Since then, it has sanctioned no objection certificates (NOCs) to 14 housing societies located on MHADA layout. It had received total 16 proposals, said Bhushan Desai, MHADA’s resident executive engineer in charge of the self-redevelopment.


Besides, other 18 private co-operative housing societies are opting for self-redevelopment, according to the data accessed by this newspaper.


The Mumbai District Central Co-operative (MDCC) Limited Bank, which is providing loans to undertake self-redevelopment projects has already allocated a fund of Rs62.87crore to nearly five co-operative housing societies.

While other 26 self-redevelopment proposals have been given in-principle approval wherein a total Rs1,349.13 crore will be disbursed as loan if approved, said the bank officials.

Speaking to the ‘Free Press Journal’, MDCC chairman and BJP legislator Pravin Darekar said, “The response from societies opting for self-redevelopment is good now as compared to earlier.

Former chief minister Devendra Fadnavis introduced various incentives to boost self-redevelopment. As a result, tenants of dilapidated buildings are now more keen on self-redevelopment instead of handing over the project to the developer.”

Asked why there are fewer MHADA layout buildings self-redevelopment proposals, Darekar replied, “Any bank requires a letter of intent (LOI) to approve the loan. Since MHADA issues an LOI only after receiving the premium money, those proposals are taking time.”
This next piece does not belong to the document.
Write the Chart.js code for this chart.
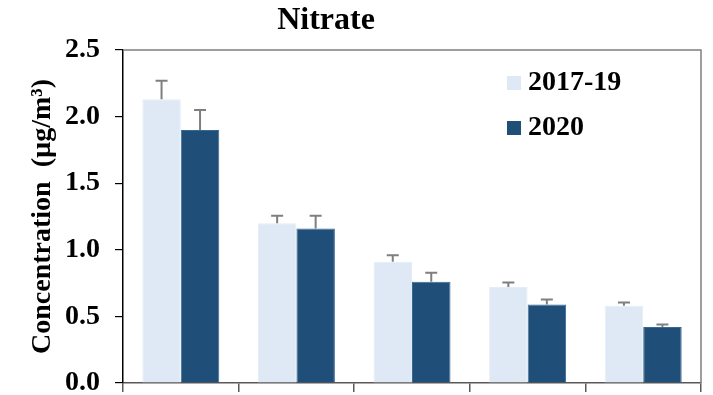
<!DOCTYPE html>
<html>
<head>
<meta charset="utf-8">
<script src="https://cdn.jsdelivr.net/npm/chart.js@4/dist/chart.umd.min.js"></script>
<style>
  html, body { margin: 0; padding: 0; background: #ffffff; }
  #wrap { width: 713px; height: 395px; }
</style>
</head>
<body>
<div id="wrap"><canvas id="c" width="713" height="395"></canvas></div>
<script>
// Five site groups, two periods, mean nitrate with upper error bars
const categories = ['', '', '', '', ''];
const seriesNames = ['2017-19', '2020'];
const mean2017_19 = [2.13, 1.20, 0.91, 0.72, 0.58];
const err2017_19  = [0.14, 0.055, 0.05, 0.035, 0.025];
const mean2020    = [1.90, 1.16, 0.76, 0.59, 0.42];
const err2020     = [0.15, 0.095, 0.068, 0.037, 0.02];
const yTicks = [0, 0.5, 1.0, 1.5, 2.0, 2.5];
const chartTitle = 'Nitrate';
const yTitle = 'Concentration  (\u00b5g/m\u00b3)';

const FONT = '"Liberation Serif", "Times New Roman", serif';
const errors = [err2017_19, err2020];

// Upper error bars drawn from each bar's value plus its error
const errorBars = {
  id: 'errorBars',
  afterDatasetsDraw(chart) {
    const ctx = chart.ctx;
    const y = chart.scales.y;
    ctx.save();
    ctx.strokeStyle = '#7f7f7f';
    ctx.lineWidth = 2;
    chart.data.datasets.forEach((ds, di) => {
      const meta = chart.getDatasetMeta(di);
      meta.data.forEach((bar, i) => {
        const top = y.getPixelForValue(ds.data[i] + errors[di][i]);
        ctx.beginPath();
        ctx.moveTo(bar.x, bar.y);
        ctx.lineTo(bar.x, top);
        ctx.moveTo(bar.x - 6, top);
        ctx.lineTo(bar.x + 6, top);
        ctx.stroke();
      });
    });
    ctx.restore();
  }
};

// Top and right frame lines, title and the in-plot legend
const frameAndText = {
  id: 'frameAndText',
  afterDraw(chart) {
    const ctx = chart.ctx;
    const a = chart.chartArea;
    ctx.save();
    ctx.strokeStyle = '#7f7f7f';
    ctx.lineWidth = 1.5;
    ctx.beginPath();
    ctx.moveTo(a.left, a.top);
    ctx.lineTo(a.right, a.top);
    ctx.lineTo(a.right, a.bottom);
    ctx.stroke();

    ctx.fillStyle = '#000000';
    ctx.font = 'bold 32px ' + FONT;
    ctx.textAlign = 'center';
    ctx.textBaseline = 'middle';
    ctx.fillText(chartTitle, 326, 21);

    ctx.font = 'bold 28px ' + FONT;
    ctx.textAlign = 'left';
    chart.data.datasets.forEach((ds, i) => {
      const cy = 83 + i * 45;
      ctx.fillStyle = ds.backgroundColor;
      ctx.fillRect(507, cy - 7, 14, 14);
      ctx.fillStyle = '#000000';
      ctx.fillText(ds.label, 528, cy);
    });
    ctx.restore();
  }
};

new Chart(document.getElementById('c'), {
  type: 'bar',
  data: {
    labels: categories,
    datasets: [
      { label: seriesNames[0], data: mean2017_19, backgroundColor: '#DEE9F5',
        borderColor: '#E4EDF7', borderWidth: 1 },
      { label: seriesNames[1], data: mean2020, backgroundColor: '#1F4E79',
        borderColor: '#3A6894', borderWidth: 1 }
    ]
  },
  options: {
    responsive: false,
    animation: false,
    layout: { padding: { top: 50, right: 12, left: 0, bottom: 0 } },
    datasets: { bar: { categoryPercentage: 0.666, barPercentage: 1.0 } },
    plugins: { legend: { display: false }, tooltip: { enabled: false }, title: { display: false } },
    scales: {
      x: {
        afterFit(s) { s.height = 12; s.paddingLeft = 0; s.paddingRight = 0; },
        ticks: { display: false },
        grid: { display: true, drawOnChartArea: false, offset: true, tickLength: 9,
                color: '#595959', lineWidth: 1.5 },
        border: { display: true, color: '#595959', width: 1.5 }
      },
      y: {
        min: 0, max: 2.5,
        afterFit(s) { s.width = 123; s.paddingTop = 0; s.paddingBottom = 0; },
        afterBuildTicks(s) { s.ticks = yTicks.map(v => ({ value: v })); },
        ticks: {
          padding: 15, color: '#000000',
          font: { family: FONT, size: 28, weight: 'bold' },
          callback: v => Number(v).toFixed(1)
        },
        grid: { display: true, drawOnChartArea: false, tickLength: 8, color: '#000000', lineWidth: 1.2 },
        border: { display: true, color: '#000000', width: 1.5 },
        title: {
          display: true, text: yTitle, color: '#000000',
          font: { family: FONT, size: 28, weight: 'bold' },
          padding: { top: 26, bottom: 0 }
        }
      }
    }
  },
  plugins: [errorBars, frameAndText]
});
</script>
</body>
</html>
Another MDCC bank official explained, “The premium money is usually in crores for tenants to afford, though there is a provision to pay the amount in installment.

Private building tenants somehow manage the initial payments to get the LOI, but for MHADA building tenants, the payment seems to be a task. Therefore, in such cases, we have suggested the MHADA to give a conditional LOI so the loan process can be expedited.”

So far, the MDCC Bank is claimed to be the only financial institution which is in the forefront providing loan facility to cooperative housing societies to undertake self-redevelopment.

The bank bears 95 per cent project cost with 12.50 per cent rate of interest, and the society seeking loan is expected to afford the remaining 5 per cent cost.

Housing expert Chandrashekhar Prabhu said: “More than 790 housing societies have decided that they will go for self-redevelopment. They passed such resolution in the general body meeting. In fact, banks won’t have money to give loan if all come together.

For instance, if one project costs Rs100 crore and if 790 projects together go for self-redevplopment, then about Rs70,000 crore would be required, and the bank may not have that much money.

Besides, ‘society members’ take their own time, and they won’t do it in hurry just because we want them to do it. Also, the market is down, so they have to worry about the salable portion. They have to think on aspects like when the saleable portion will be sold.”